最近一直在研究shell脚本这块,刚好闲下来整了下自己手头上比较好的资料中的一些范例,以下是我整理的鸟哥私房菜里面正则表达式里面比较基础的一些语法详解,适合新手查阅。
首先先复制一段范例:
# vi regular_express.txt
-------------------------------
"Open Source" is a good mechanism to develop programs.
apple is my favorite food.
Football game is not use feet only.
this dress doesn't fit me.
However, this dress is about $ 3183 dollars.
GNU is free air not free beer.
Her hair is very beauty.
I can't finish the test.
Oh! The soup taste good.
motorcycle is cheap than car.
This window is clear.
the symbol '*' is represented as start.
Oh!My god!
The gd software is a library for drafting programs.
You are the best is mean you are the no. 1.

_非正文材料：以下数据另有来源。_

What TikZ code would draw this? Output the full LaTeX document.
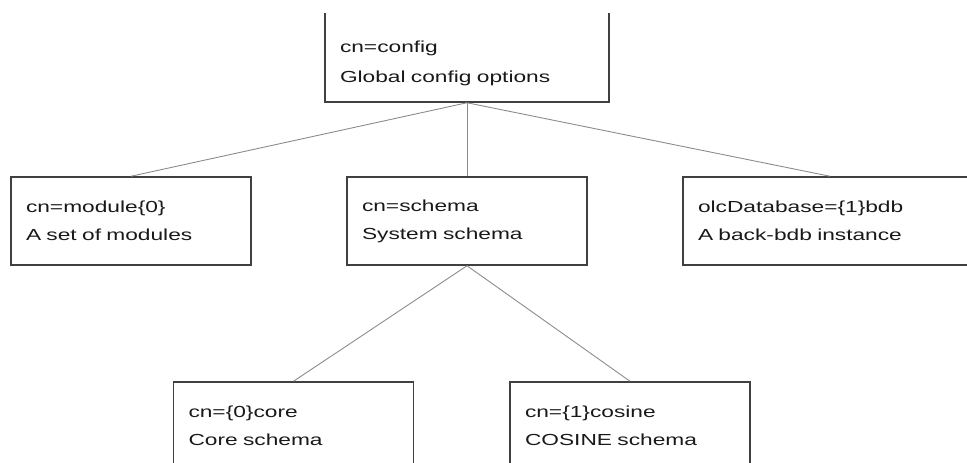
\documentclass[tikz,border=0pt]{standalone}
\usepackage{fontspec}
\setmainfont[FakeStretch=1.42]{Liberation Sans}

\tikzset{
  entry/.style={draw=black!75, line width=1.5pt, rectangle, align=left,
    minimum height=88pt, inner xsep=15pt, inner ysep=0pt, text width=210pt,
    font=\fontsize{16}{28}\selectfont, text=black!90},
  link/.style={draw=black!45, line width=0.9pt}
}

\begin{document}
\begin{tikzpicture}[x=1pt,y=-1pt]
\useasboundingbox (0,0) rectangle (967,463);
\clip (0,13.2) rectangle (967,463);

\node[entry,minimum height=90pt,text width=254pt,font=\fontsize{16}{30}\selectfont,
  execute at begin node={\rule{0pt}{24pt}}] (config) at (467,57) {cn=config\\Global config options};

\node[entry] (module) at (131,221) {cn=module\{0\}\\A set of modules};
\node[entry] (schema) at (467,221) {cn=schema\\System schema};
\node[entry,text width=264pt] (olcdb) at (830,221) {olcDatabase=\{1\}bdb\\A back-bdb instance};

\node[entry] (core) at (293.5,426) {cn=\{0\}core\\Core schema};
\node[entry] (cosine) at (630,426) {cn=\{1\}cosine\\COSINE schema};

\draw[link] (config.south) -- (module.north);
\draw[link] (config.south) -- (schema.north);
\draw[link] (config.south) -- (olcdb.north);

\draw[link] (schema.south) -- (core.north);
\draw[link] (schema.south) -- (cosine.north);

\end{tikzpicture}
\end{document}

The world is the same with "glad".
I like dog.
google is the best tools for search keyword.
goooooogle yes!
go! go! Let's go.
# I am VBird
--------------------------------
设置语系为C
#export LANG=C grep
1.搜寻特定字符串"the"
注: n为显示行号
# grep -n 'the' regular_express.txt
2.反向搜寻特定字符串"the"
# grep -vn 'the' regular_express.txt
3.取得任意大小写"the"的这个字符串
# grep -in 'the' regular_express.txt
4.利用括号 [] 来搜寻集合字符
搜索test或taste这两个单词时,发现他们有共同的't?st',所以可以这么搜寻
# grep -n 't[ae]st' regular_express.txt
这样其实就是在找t[a]st和t[e]st这两个分开的字符
如果搜索有 oo 的字符时,则可以使用:
# grep -n 'oo' regular_express.txt
如果搜索oo时不想搜到 oo 前面有 g 的话,我们可以利用反向选择[^]来达成:
# grep -n '[^g]oo' regular_express.txt
如果搜索oo前面不想有小写字符,则:
# grep -n '[^a-z]oo' regular_express.txt
注: 大写英文/小写英文/数字 可以使用 [a-z]/[A-Z]/[0-9]等方式来书写,也可以写在一起
[a-zA-Z0-9]表示要求字符串是数字以及英文
如果我们要取得有数字的那行,则:
# grep -n '[0-9]' regular_express.txt
注:但考虑到语系对编码顺序的影响,因此除了连续编码使用减号[-]外,也可以用[:lower:]代替a-z 以及 [:digit:] 代替0-9 使用
# grep -n '[^[:lower:]]oo' regular_express.txt
# grep -n '[[:digit:]]' regular_express.txt
5.显示行首为'the'的字符串
# grep -n '^the' regular_express.txt
显示行首是小写字符
# grep -n '^[a-z]' regular_express.txt
6.显示行尾为点 . 的那一行
# grep -n '\.$' regular_express.txt
7.显示5-9行数据
# cat -An regular_express.txt |head -n 10 |tail -n 6
8.显示空白行
# grep -n '^$' regular_express.txt
9.找出g??d字符串,起头g结束d的四个字符串
# grep -n 'g..d' regular_express.txt
10. o*代表空字符(就是有没有字符都可以)或者一个到N个o字符,所以grep -n 'o*' regular_express.txt就会把所有行全部打印出来,
11.oo*代表o+空字符或者一个到N个o字符,所以grep -n 'oo*' regular_express.txt就会把o,oo,ooo等的行全部打印出来
12."goo*g"代表gog,goog,gooog...等
# grep -n 'goo*g' regular_express.txt
13.找出含g...g字符串的行
注: .代表任意字符, .*则就代表空字符或者一个到N个任意字符
# grep -n 'g.*g' regular_express.txt
14.找出含有数字的行
# grep -n '[0-9][0-9]*' regular_express.txt
或# grep -n '[0-9]' regular_express.txt
15.找出含两个o的字符串
注:{}因为在shell里有特殊意义,所以需要加跳脱符\来让其失去意义
# grep -n 'o\{2\}' regular_express.txt
找出g后含2到5个o然后以g结尾的字符串
# grep -n 'go\{2,5\}g' regular_express.txt
找出g后含2以上的o然后以g结尾的字符串
# grep -n 'go\{2,\}g' regular_express.txt 总结:
^word 表示带搜寻的字符串(word)在行首
word$ 表示带搜寻的字符串(word)在行尾
. 表示1个任意字符
\ 表示转义字符,在特殊字符前加\会将原本的特殊字符意义去除
* 表示重复0到无穷多个前一个RE(正则表达式)字符